Data flow over UDP
To achieve scaling and configuration goals, the RMC daemon employs the UDP protocol to communicate with other RMC daemons in the domains in which it is a member.
Since the UDP protocol is not reliable itself, the RMC daemon handles message retries. Messages are varying in length, but are never more than 4546 bytes. The actual size and number of packets per message at the network level is a function of the TCP/IP implementation.
- Heartbeat (Hb)
- Heartbeat Acknowledgement (HbA)
- Synchronize (Syn)
- Synchronize Acknowledgement (SynA)
- Data (Data)
- Data Acknowledgement (DataA)
Hb and HbA messages are only used within a management domain to establish and maintain a communication channel between the RMC daemon on the MCP and the RMC daemon on each managed node. Hb messages are sent by the MCP to each managed node and each managed node returns a HbA. A Hb is sent to each managed node every 12 seconds (by default). It is not necessary that there be a matching HbA for every Hb, but if a HbA is not received from a managed node after sending 8 (by default) Hb messages to it, the MCP considers that managed node to be down. It continues to send Hb messages to the managed node at 12 second intervals. Once the managed node again responds to the Hb messages, the managed node is declared up. Given this, the default heartbeat timeout interval is 96 seconds.
If a managed node has not received a Hb within the heartbeat timeout interval, it declares the MCP down and will start sending Hb messages to the MCP. Once the managed node has received a HbA or a Hb it stops sending Hb messages to the MCP and declares the MCP up. Given such factors as network conditions, whether a node is powered on or off, the state of the operating system and the state of the RMC daemon itself, it is possible that the Hb message may be initiated by either the MCP or the managed node.
In a peer domain, the RMC daemon relies on the Topology Services and Group Services components to indicate when a communication channel is established between any two nodes and to indicate when a node is to be declared as up or down. In either a management domain or a peer domain, declaring that a node in the domain is down results in recovery actions including, but not limited to, returning errors for any outstanding commands to that node and dropping any responses to that node. Declaring a node is up results in recovery actions including, but not limited to, reestablishing event registrations that are applicable to that node.
Once the communication channel is established between two RMC daemons in a domain, and prior to the exchange of any data messages, data synchronization is established using the Syn message and the SynA message. For each Syn message that is sent, there is a matching SynA message response. These messages are exchanged until synchronization is achieved. The Syn message may be initiated from either the MCP or the managed node in a management domain or from either of any two pairs of nodes in a peer domain, depending on which RMC daemon has data messages queued for transmission. After a node is declared down and then back up, data synchronization must be reestablished.

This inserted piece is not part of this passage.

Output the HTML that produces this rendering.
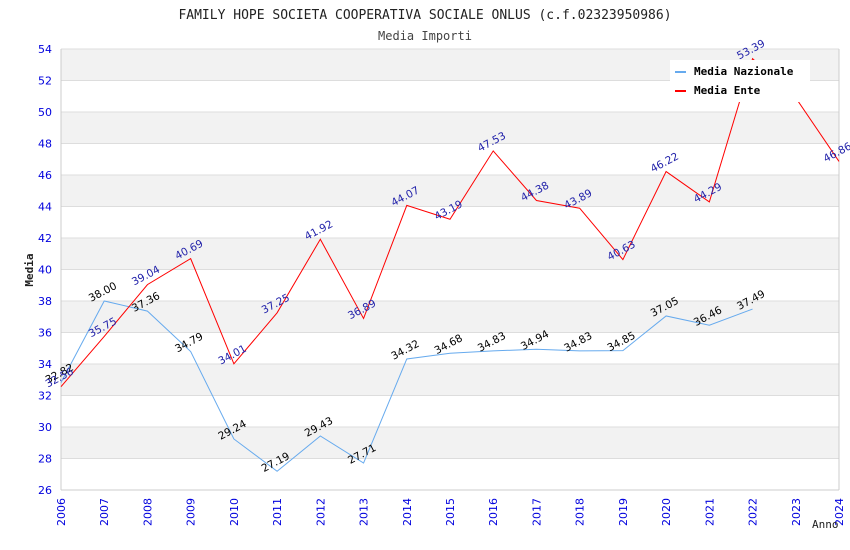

Data messages are used to send commands from RMC client applications connected to the RMC daemon on an MCP or peer node to the appropriate nodes within the domain. Responses to the commands are returned via Data messages. Given the maximum size of a message specified above, several Data messages may be required to transmit all of a command or a response. For each Data message there is a matching DataA message; a Data message is not successfully transferred until its matching DataA message is received. If a command or response requires several Data messages, the Nth+1 Data message is not sent until the Nth Data message is successfully transferred.
The relationship of commands and responses between any two RMC daemons is the same as described in Data flow over TCP/IP, although a command may originate from any client that is connected to a daemon, and the response is returned to the appropriate client connected to the daemon. In addition to commands, responses and event notifications, Data messages are used to exchange information that is internal to the RMC daemons for domain configuration. Such information is typically sent to a node as soon as it has been declared up.